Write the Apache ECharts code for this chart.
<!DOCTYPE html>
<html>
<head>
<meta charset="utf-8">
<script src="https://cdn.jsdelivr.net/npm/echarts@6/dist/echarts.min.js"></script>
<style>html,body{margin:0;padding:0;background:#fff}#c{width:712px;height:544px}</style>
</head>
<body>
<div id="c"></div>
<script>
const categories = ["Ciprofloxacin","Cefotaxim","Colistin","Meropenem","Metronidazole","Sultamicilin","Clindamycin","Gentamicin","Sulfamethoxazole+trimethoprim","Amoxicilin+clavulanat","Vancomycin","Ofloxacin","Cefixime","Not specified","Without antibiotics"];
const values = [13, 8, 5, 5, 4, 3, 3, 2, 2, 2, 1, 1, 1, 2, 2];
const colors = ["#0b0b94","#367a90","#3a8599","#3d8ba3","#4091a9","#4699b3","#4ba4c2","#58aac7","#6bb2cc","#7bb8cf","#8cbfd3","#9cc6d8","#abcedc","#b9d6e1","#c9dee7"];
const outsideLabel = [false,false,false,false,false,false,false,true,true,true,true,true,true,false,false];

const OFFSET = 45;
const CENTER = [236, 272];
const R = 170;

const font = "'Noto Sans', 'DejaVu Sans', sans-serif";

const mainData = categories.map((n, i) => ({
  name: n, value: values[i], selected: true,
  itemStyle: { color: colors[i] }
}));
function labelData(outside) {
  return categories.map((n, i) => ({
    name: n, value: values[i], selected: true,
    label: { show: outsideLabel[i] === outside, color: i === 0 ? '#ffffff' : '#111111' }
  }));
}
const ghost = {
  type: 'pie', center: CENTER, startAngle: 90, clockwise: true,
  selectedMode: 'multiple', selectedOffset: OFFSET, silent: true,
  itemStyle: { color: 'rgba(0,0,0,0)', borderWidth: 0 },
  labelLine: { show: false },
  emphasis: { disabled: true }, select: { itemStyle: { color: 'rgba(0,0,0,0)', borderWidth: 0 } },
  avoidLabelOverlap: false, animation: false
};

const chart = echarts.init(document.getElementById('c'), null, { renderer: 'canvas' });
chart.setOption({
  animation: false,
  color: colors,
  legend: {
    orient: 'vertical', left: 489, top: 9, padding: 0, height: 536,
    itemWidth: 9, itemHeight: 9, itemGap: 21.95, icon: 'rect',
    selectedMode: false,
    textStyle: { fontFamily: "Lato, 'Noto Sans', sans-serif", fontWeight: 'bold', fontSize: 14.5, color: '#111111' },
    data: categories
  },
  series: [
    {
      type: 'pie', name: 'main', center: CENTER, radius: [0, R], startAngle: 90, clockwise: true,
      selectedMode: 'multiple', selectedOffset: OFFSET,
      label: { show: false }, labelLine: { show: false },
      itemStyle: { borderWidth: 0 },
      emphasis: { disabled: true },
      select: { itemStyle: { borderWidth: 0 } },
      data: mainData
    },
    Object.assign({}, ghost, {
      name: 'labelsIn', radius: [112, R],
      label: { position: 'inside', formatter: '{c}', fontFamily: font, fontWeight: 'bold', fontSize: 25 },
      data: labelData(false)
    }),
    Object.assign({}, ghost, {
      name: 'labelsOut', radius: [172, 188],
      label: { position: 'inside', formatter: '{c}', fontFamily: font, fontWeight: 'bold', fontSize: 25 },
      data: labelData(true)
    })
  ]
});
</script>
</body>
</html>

◆ ◆ ◆

**TASK DETAILS**: Each line of the material should be echoed exactly.

**WRITTEN SOLUTION**:
Write the Apache ECharts code for this chart.
<!DOCTYPE html>
<html>
<head>
<meta charset="utf-8">
<script src="https://cdn.jsdelivr.net/npm/echarts@6/dist/echarts.min.js"></script>
<style>html,body{margin:0;padding:0;background:#fff}#c{width:712px;height:544px}</style>
</head>
<body>
<div id="c"></div>
<script>
const categories = ["Ciprofloxacin","Cefotaxim","Colistin","Meropenem","Metronidazole","Sultamicilin","Clindamycin","Gentamicin","Sulfamethoxazole+trimethoprim","Amoxicilin+clavulanat","Vancomycin","Ofloxacin","Cefixime","Not specified","Without antibiotics"];
const values = [13, 8, 5, 5, 4, 3, 3, 2, 2, 2, 1, 1, 1, 2, 2];
const colors = ["#0b0b94","#367a90","#3a8599","#3d8ba3","#4091a9","#4699b3","#4ba4c2","#58aac7","#6bb2cc","#7bb8cf","#8cbfd3","#9cc6d8","#abcedc","#b9d6e1","#c9dee7"];
const outsideLabel = [false,false,false,false,false,false,false,true,true,true,true,true,true,false,false];

const OFFSET = 45;
const CENTER = [236, 272];
const R = 170;

const font = "'Noto Sans', 'DejaVu Sans', sans-serif";

const mainData = categories.map((n, i) => ({
  name: n, value: values[i], selected: true,
  itemStyle: { color: colors[i] }
}));
function labelData(outside) {
  return categories.map((n, i) => ({
    name: n, value: values[i], selected: true,
    label: { show: outsideLabel[i] === outside, color: i === 0 ? '#ffffff' : '#111111' }
  }));
}
const ghost = {
  type: 'pie', center: CENTER, startAngle: 90, clockwise: true,
  selectedMode: 'multiple', selectedOffset: OFFSET, silent: true,
  itemStyle: { color: 'rgba(0,0,0,0)', borderWidth: 0 },
  labelLine: { show: false },
  emphasis: { disabled: true }, select: { itemStyle: { color: 'rgba(0,0,0,0)', borderWidth: 0 } },
  avoidLabelOverlap: false, animation: false
};

const chart = echarts.init(document.getElementById('c'), null, { renderer: 'canvas' });
chart.setOption({
  animation: false,
  color: colors,
  legend: {
    orient: 'vertical', left: 489, top: 9, padding: 0, height: 536,
    itemWidth: 9, itemHeight: 9, itemGap: 21.95, icon: 'rect',
    selectedMode: false,
    textStyle: { fontFamily: "Lato, 'Noto Sans', sans-serif", fontWeight: 'bold', fontSize: 14.5, color: '#111111' },
    data: categories
  },
  series: [
    {
      type: 'pie', name: 'main', center: CENTER, radius: [0, R], startAngle: 90, clockwise: true,
      selectedMode: 'multiple', selectedOffset: OFFSET,
      label: { show: false }, labelLine: { show: false },
      itemStyle: { borderWidth: 0 },
      emphasis: { disabled: true },
      select: { itemStyle: { borderWidth: 0 } },
      data: mainData
    },
    Object.assign({}, ghost, {
      name: 'labelsIn', radius: [112, R],
      label: { position: 'inside', formatter: '{c}', fontFamily: font, fontWeight: 'bold', fontSize: 25 },
      data: labelData(false)
    }),
    Object.assign({}, ghost, {
      name: 'labelsOut', radius: [172, 188],
      label: { position: 'inside', formatter: '{c}', fontFamily: font, fontWeight: 'bold', fontSize: 25 },
      data: labelData(true)
    })
  ]
});
</script>
</body>
</html>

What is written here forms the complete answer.